A reporter for the Boston Globe Web site, Eric Wilbur, wondered why there weren’t accusations of running up the score and padding statistics in 2004, when Peyton Manning was setting the single-season TD pass record and the Colts were winning by huge margins.
Here’s why, good friend.
Of the 49 TD passes, just one came in the fourth quarter of a one-sided game.
Wilbur specifically alluded to a four-game stretch of Colts blowouts to buttress his argument. Problem is, the numbers don’t support the argument.
The Colts beat Houston 49-14. Manning threw five TD passes, none in the fourth quarter.
The Colts beat Chicago 41-10. Manning had four TD passes. Jim Sorgi played the fourth quarter.

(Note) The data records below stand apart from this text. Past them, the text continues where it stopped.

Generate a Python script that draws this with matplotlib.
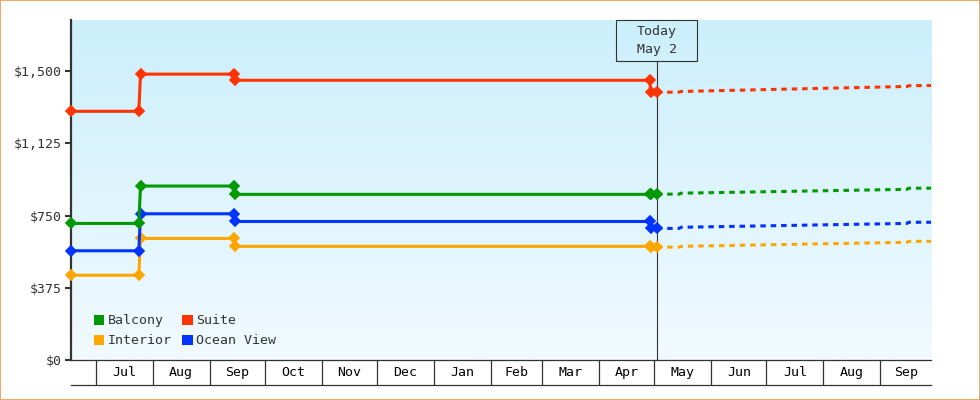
import matplotlib
matplotlib.use("Agg")
import matplotlib.pyplot as plt
import matplotlib.dates as mdates
import matplotlib.transforms as mtransforms
from matplotlib.patches import Patch, Rectangle
import numpy as np
import pandas as pd

# ---- data ----
hist_dates = pd.to_datetime([
    "2022-06-17 12:00", "2022-07-24 10:00", "2022-07-25 08:00",
    "2022-09-14 08:00", "2022-09-14 14:00", "2023-04-28 12:00",
    "2023-04-29 00:00", "2023-05-02 08:00",
])

fc_dates = pd.to_datetime([
    "2023-05-02 08:00", "2023-05-14 12:00", "2023-05-15 12:00",
    "2023-09-15 12:00", "2023-09-16 12:00", "2023-09-28 14:00",
])

suite_hist = [1291, 1291, 1484, 1484, 1452, 1452, 1389, 1389]
balcony_hist = [709, 709, 903, 903, 860, 860, 860, 860]
ocean_hist = [567, 567, 759, 759, 719, 719, 683, 683]
interior_hist = [440, 440, 631, 631, 590, 590, 587, 586]

suite_fc = [1389, 1391, 1394, 1420, 1424, 1425]
balcony_fc = [861, 861, 866, 886, 892, 892]
ocean_fc = [683, 683, 689, 709, 715, 715]
interior_fc = [586, 586, 590, 611, 616, 616]

series = ["Balcony", "Interior", "Suite", "Ocean View"]
colors = {"Balcony": "#009900", "Interior": "#FFA500",
          "Suite": "#FF3300", "Ocean View": "#0033FF"}
hist = {"Balcony": balcony_hist, "Interior": interior_hist,
        "Suite": suite_hist, "Ocean View": ocean_hist}
fc = {"Balcony": balcony_fc, "Interior": interior_fc,
      "Suite": suite_fc, "Ocean View": ocean_fc}

today = pd.Timestamp("2023-05-02 08:00")
today_label = "Today\nMay 2"
x_start = pd.Timestamp("2022-06-17 12:00")
x_end = pd.Timestamp("2023-09-28 14:00")
y_ticks = [0, 375, 750, 1125, 1500]
y_max = 1765

# ---- figure ----
plt.rcParams["font.family"] = ["DejaVu Sans Mono"]
plt.rcParams["font.size"] = 9.5
dark = "#333333"

fig = plt.figure(figsize=(9.8, 4.0), dpi=100)
fig.patches.append(Rectangle((0, 0), 1, 1, transform=fig.transFigure,
                             fill=False, edgecolor="#E8AA6A", linewidth=1.5))

ax = fig.add_axes([71 / 980, 40 / 400, 860 / 980, 340 / 400])
band = fig.add_axes([71 / 980, 15 / 400, 860 / 980, 25 / 400], sharex=ax)

# gradient background
grad = np.linspace(0, 1, 256).reshape(-1, 1)
top_c = np.array([204, 239, 252]) / 255
bot_c = np.array([241, 250, 255]) / 255
img = top_c * (1 - grad)[:, :, None] + bot_c * grad[:, :, None]
ax.imshow(img, extent=[0, 1, 0, 1], transform=ax.transAxes,
          aspect="auto", zorder=0)

for name in ["Interior", "Ocean View", "Balcony", "Suite"]:
    c = colors[name]
    ax.plot(hist_dates, hist[name], color=c, lw=2.2, marker="D", ms=5,
            mew=1.2, mec=c, zorder=3, clip_on=False)
    ax.plot(fc_dates, fc[name], color=c, lw=2.2, dashes=(1.8, 1.6),
            zorder=3, clip_on=False)

ax.set_xlim(mdates.date2num(x_start), mdates.date2num(x_end))
ax.set_ylim(0, y_max)
ax.set_yticks(y_ticks)
ax.set_yticklabels(["${:,}".format(v) for v in y_ticks])
ax.tick_params(axis="y", length=4.5, width=1.5, color=dark, labelcolor=dark, pad=2)
ax.tick_params(axis="x", bottom=False, labelbottom=False)
for s in ["top", "right", "bottom"]:
    ax.spines[s].set_visible(False)
ax.spines["left"].set_color(dark)
ax.spines["left"].set_linewidth(1.6)

# today marker
box_h = 41 / 340
blend = mtransforms.blended_transform_factory(ax.transData, ax.transAxes)
ax.plot([mdates.date2num(today)] * 2, [0, 1 - box_h], transform=blend,
        color=dark, lw=0.8, zorder=2)
px_per_day = 860 / (mdates.date2num(x_end) - mdates.date2num(x_start))
box_w = 81 / px_per_day
ax.add_patch(Rectangle((mdates.date2num(today) - box_w / 2, 1 - box_h), box_w, box_h,
                       transform=blend, fill=False, edgecolor=dark, lw=0.8,
                       clip_on=False, zorder=4))
ax.text(mdates.date2num(today), 1 - box_h / 2, today_label, transform=blend,
        ha="center", va="center", color=dark, linespacing=1.5, zorder=5)

# legend
handles = [Patch(facecolor=colors[n], edgecolor="none", label=n) for n in series]
ax.legend(handles=handles, ncol=2, loc="lower left",
          bbox_to_anchor=(16 / 860, 6 / 340), frameon=False, borderpad=0,
          handlelength=0.8, handleheight=0.8, handletextpad=0.25,
          columnspacing=0.8, labelspacing=0.55, labelcolor=dark)

# month band
band.set_ylim(0, 1)
band.set_yticks([])
band.tick_params(axis="x", bottom=False, labelbottom=False)
for s in ["left", "right"]:
    band.spines[s].set_visible(False)
for s in ["top", "bottom"]:
    band.spines[s].set_color(dark)
    band.spines[s].set_linewidth(0.9)
band.patch.set_alpha(0)

month_starts = pd.date_range(x_start.normalize(), x_end, freq="MS")
edges = [x_start] + list(month_starts) + [x_end]
for m in month_starts:
    band.axvline(mdates.date2num(m), color=dark, lw=0.9)
for a, b in zip(edges[:-1], edges[1:]):
    if (b - a).days < 20:
        continue
    mid = mdates.date2num(a) + (mdates.date2num(b) - mdates.date2num(a)) / 2
    band.text(mid, 0.5, a.strftime("%b"), ha="center", va="center", color="black")

fig.savefig("out.png", dpi=100)
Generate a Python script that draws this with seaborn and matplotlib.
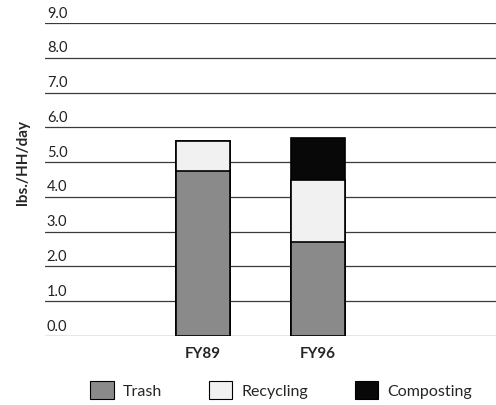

The Colts beat Detroit 41-9. Manning threw for six TD passes. Sorgi went into the game with 1:15 left in the third quarter.
The Colts beat Tennessee 51-24. Manning’s last TD pass, his fourth of the game, made it 48-24 with 13 minutes left. That’s when Sorgi entered the game.
By comparison, Brady has thrown six fourth-quarter touchdown passes in the Patriots’ first eight games, five of them with a lead of 17 points or more.
Facts. They’re so inconvenient sometimes.

Noted. But here are more facts: Perhaps only the Washington game can go into the running up the score argument, as the Pats put 14 fourth-quarter points on the board. They scored seven in the fourth against Miami, while the Dolphins put up 21. They scored 17 against Dallas in the fourth of a game that was 31-24 after three. Against the Bengals: 10 points in a game that was 24-10 after three quarters. As bad as the Bengals are, you think that offense can’t whip off two quick touchdowns?
Point is, there are a lot of similarities between what the Patriots are doing and what the Colts have done in the past, no matter how badly some would never dare relate the two.